Listen, Halloween is my Roman Empire. There is nothing I love more than this holiday.
But while I live for cobwebs and candlelight, there’s one thing I can’t get behind, and it’s the way brands insist on flattening Halloween into Spirit Halloween clichés. Plastic gravestones. Polyester witches’ capes. Jack-o’-lantern emojis slapped onto anything that moves. Why do we resort to this every year? It’s tacky and it’s time to move on.
I believe Halloween doesn’t have to be so horrifically cheapened. It’s one of the few holidays that already sits at the intersection of myth, ritual, and transformation, themes that audiences (especially Gen Z) are obsessed with right now.
People now more than ever crave meaning, storytelling, and aesthetics that actually feel intentional, not like something ripped right off Pinterest and slapped on a campaign bs.
I’ve already seen some of my favourite creators, like Magdelene Fawn and Wilder Fleur, reimagine Halloween through an esoteric and elevated lens. Think fashion editorials with a witchy undertone. Modern Persephone energy. Costume as couture.
So why are brands still defaulting to rubber spiders when they could be conjuring mood and mystery instead?
This basically means Halloween is an untapped brand playground.
Why? Because dark and evil aside, Halloween is about play. Transformation. Experimentation. Fear, desire, and fantasy all tangled together. It’s camp, sure. But it’s also ritualistic and deeply human. Every culture has some version of a festival of the dead, of seasonal transition, of flirting with the unknown.
That’s a pretty rich creative territory to play in, if you look past the bargain-bin props.
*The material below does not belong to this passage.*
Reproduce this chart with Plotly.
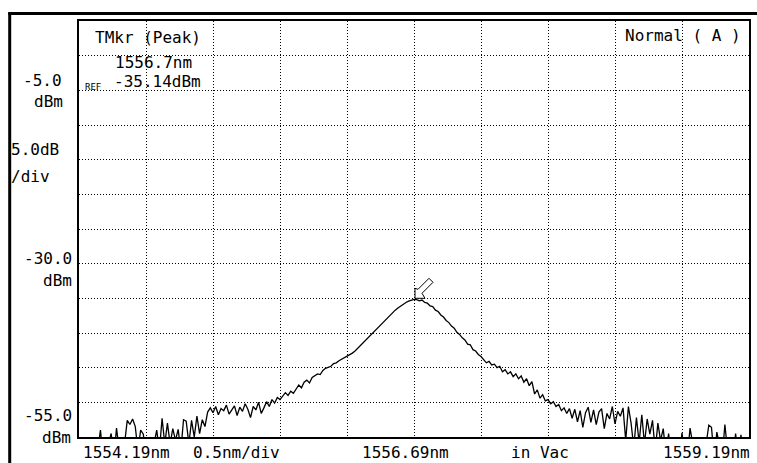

So, how can brands and creators elevate Halloween?
Lean into ritual.
Instead of pumpkin spice everything, think tarot spreads, astrology tie-ins, moonlit beauty rituals. A skincare brand could drop a “ritual kit” that feels mystical instead of gimmicky. A bar could host a cocktail night themed around the four elements. Give people an experience that feels more like modern folklore.
Costume, but couture.
Girl, put downnnn the polyester catsuit. You’re better than that. As I said earlier, creators are already proving this with content that elevates Halloween dressing into something editorial. Brands could partner with stylists, makeup artists and creators to produce inspiration that feels aspirational, not ironic. Less Harley Quinn, more Harley Quinn-meets-Vivienne Westwood. And oooo I think I just gave myself an idea.
Tell deeper stories.
Halloween isn’t just American suburbia with candy corn. It’s Samhain, Día de los Muertos, Obon, All Hallows’ Eve. There are rich cultural traditions around death, rebirth, and ritual that brands can highlight respectfully, showing audiences that Halloween isn’t just about jump scares but about connection and continuity.
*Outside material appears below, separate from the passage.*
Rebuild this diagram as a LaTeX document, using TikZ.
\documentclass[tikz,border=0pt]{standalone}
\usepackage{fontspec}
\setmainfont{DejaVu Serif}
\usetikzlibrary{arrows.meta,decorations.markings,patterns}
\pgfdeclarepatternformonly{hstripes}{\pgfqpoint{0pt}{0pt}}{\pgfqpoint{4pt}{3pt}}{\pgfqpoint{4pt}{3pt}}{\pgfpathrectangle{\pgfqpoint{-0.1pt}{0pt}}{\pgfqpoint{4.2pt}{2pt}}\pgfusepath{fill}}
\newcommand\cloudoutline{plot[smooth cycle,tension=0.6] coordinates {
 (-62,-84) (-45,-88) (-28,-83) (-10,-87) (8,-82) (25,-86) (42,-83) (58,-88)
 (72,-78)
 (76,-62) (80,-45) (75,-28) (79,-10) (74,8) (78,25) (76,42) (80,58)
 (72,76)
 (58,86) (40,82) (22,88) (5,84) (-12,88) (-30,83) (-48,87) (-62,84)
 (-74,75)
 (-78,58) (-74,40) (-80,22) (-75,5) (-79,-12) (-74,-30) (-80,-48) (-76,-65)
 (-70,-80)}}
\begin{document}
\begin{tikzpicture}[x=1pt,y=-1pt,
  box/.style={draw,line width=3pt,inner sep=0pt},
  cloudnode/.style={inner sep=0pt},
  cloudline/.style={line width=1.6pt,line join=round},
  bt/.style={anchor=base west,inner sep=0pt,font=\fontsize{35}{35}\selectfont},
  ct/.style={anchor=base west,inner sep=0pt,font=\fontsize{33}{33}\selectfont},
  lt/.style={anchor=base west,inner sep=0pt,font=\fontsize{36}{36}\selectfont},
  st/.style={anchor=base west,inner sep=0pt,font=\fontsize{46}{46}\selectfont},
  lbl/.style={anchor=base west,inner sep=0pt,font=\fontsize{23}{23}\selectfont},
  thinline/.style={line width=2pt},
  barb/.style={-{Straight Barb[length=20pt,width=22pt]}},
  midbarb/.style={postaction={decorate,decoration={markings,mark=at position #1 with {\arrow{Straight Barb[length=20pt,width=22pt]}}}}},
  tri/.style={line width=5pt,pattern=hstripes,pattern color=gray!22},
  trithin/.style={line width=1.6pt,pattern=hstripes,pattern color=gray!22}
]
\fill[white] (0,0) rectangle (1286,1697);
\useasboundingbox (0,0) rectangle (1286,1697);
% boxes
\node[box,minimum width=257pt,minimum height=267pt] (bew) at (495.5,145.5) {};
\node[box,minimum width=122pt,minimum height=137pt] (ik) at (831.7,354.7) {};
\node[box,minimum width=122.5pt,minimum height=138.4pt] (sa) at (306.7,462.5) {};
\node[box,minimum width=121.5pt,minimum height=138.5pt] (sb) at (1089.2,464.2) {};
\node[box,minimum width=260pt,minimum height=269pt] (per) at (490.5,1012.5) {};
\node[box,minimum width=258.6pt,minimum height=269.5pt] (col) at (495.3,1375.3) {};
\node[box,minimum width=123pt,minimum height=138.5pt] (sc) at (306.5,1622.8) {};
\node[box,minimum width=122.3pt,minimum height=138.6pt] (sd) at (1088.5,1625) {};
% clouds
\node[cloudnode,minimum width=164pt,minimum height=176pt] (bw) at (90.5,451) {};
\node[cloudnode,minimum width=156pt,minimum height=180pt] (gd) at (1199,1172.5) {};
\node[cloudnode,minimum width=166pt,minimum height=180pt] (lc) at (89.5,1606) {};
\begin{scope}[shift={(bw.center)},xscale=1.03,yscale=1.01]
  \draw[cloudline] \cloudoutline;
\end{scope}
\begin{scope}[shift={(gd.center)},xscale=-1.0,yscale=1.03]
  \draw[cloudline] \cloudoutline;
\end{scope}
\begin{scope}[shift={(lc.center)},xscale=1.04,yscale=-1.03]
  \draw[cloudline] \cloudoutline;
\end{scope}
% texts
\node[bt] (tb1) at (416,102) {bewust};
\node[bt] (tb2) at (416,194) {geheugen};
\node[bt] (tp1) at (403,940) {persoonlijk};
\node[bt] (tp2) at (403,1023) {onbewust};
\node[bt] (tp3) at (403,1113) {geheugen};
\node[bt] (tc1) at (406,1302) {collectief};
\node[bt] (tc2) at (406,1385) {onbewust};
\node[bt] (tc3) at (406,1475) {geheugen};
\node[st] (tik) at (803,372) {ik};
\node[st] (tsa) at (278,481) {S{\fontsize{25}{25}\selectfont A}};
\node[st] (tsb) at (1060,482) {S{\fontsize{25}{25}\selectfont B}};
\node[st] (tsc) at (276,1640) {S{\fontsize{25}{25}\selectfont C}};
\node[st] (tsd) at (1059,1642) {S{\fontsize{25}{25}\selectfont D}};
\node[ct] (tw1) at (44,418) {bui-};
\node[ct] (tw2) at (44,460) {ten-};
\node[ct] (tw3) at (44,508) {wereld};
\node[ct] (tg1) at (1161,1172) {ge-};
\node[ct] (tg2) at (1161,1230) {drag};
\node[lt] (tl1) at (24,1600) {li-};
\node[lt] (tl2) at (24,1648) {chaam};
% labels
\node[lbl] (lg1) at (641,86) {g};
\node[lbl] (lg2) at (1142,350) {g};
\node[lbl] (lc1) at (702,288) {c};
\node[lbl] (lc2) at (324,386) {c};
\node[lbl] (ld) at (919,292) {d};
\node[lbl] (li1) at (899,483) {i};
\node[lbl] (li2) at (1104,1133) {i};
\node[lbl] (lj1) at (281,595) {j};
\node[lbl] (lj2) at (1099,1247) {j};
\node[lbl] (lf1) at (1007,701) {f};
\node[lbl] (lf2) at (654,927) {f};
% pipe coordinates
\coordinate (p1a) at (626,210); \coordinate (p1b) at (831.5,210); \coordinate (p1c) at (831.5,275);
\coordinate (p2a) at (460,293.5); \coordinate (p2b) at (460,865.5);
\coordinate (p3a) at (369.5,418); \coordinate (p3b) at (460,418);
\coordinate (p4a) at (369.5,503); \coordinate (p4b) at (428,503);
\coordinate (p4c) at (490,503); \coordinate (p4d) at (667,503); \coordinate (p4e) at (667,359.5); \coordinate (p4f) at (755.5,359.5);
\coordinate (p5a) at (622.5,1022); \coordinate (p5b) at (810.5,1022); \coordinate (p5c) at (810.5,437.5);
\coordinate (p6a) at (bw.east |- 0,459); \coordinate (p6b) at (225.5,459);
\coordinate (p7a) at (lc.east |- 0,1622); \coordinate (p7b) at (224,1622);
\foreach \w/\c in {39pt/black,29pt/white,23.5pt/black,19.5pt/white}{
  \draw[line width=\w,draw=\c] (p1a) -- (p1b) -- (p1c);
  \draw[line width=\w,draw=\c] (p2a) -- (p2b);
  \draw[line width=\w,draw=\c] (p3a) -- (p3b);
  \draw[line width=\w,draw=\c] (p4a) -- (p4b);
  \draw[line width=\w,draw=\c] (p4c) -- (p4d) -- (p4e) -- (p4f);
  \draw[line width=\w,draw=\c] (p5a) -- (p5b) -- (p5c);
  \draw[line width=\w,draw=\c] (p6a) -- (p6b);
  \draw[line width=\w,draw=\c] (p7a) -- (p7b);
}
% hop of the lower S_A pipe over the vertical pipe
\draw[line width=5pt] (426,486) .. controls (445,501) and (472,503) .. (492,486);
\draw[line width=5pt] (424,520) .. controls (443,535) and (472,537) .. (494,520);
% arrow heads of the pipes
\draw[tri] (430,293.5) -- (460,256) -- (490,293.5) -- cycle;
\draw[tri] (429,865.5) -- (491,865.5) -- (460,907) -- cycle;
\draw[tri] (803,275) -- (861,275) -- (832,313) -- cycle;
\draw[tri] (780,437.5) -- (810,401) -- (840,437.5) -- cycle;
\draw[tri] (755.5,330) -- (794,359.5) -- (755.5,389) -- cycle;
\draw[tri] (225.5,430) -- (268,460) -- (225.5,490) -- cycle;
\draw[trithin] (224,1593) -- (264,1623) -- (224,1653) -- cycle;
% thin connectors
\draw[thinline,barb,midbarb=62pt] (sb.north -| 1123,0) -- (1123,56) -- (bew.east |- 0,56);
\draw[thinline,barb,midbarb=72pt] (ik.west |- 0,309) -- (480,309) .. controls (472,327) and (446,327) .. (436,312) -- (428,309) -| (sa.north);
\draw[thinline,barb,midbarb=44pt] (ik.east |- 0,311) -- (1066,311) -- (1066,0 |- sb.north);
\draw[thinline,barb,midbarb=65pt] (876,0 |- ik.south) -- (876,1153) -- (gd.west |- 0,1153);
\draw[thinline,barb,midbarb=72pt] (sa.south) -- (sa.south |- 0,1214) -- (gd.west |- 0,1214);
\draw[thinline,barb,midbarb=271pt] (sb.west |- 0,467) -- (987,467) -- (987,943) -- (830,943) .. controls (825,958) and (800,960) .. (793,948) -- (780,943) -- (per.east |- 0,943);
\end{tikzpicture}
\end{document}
Build mood-driven experiences.
Skip the neon cobwebs and go full sensory. Candlelit pop-ups, velvet-draped launch parties, immersive gothic playlists. Even a simple October rebrand into a more gothic aesthetic: smoke, candlelight, shadows and deep reds would be a mood-shift away from cartoon pumpkins.
Sustainable, not disposable.
This is a huge one for me. Halloween is notorious for waste (cheap costumes worn once, endless plastic). A smart brand could flip that narrative: offer upcycled costume ideas, heirloom-quality décor, or timeless “spooky chic” staples people want to keep year after year. Imagine a thrift store curating costumes with their pieces. That’s the vibe.
Please, for the love of god, let go of the tacky tropes.
Halloween can and should be timeless, mysterious, romantic, even a little philosophical. For brands and creators who are brave enough to look beyond the costume aisle, Halloween is an excuse to experiment, enchant, and anchor themselves in something far richer than jump scares.
To be tacky and temporary, or eternally elevated? The choice is yours.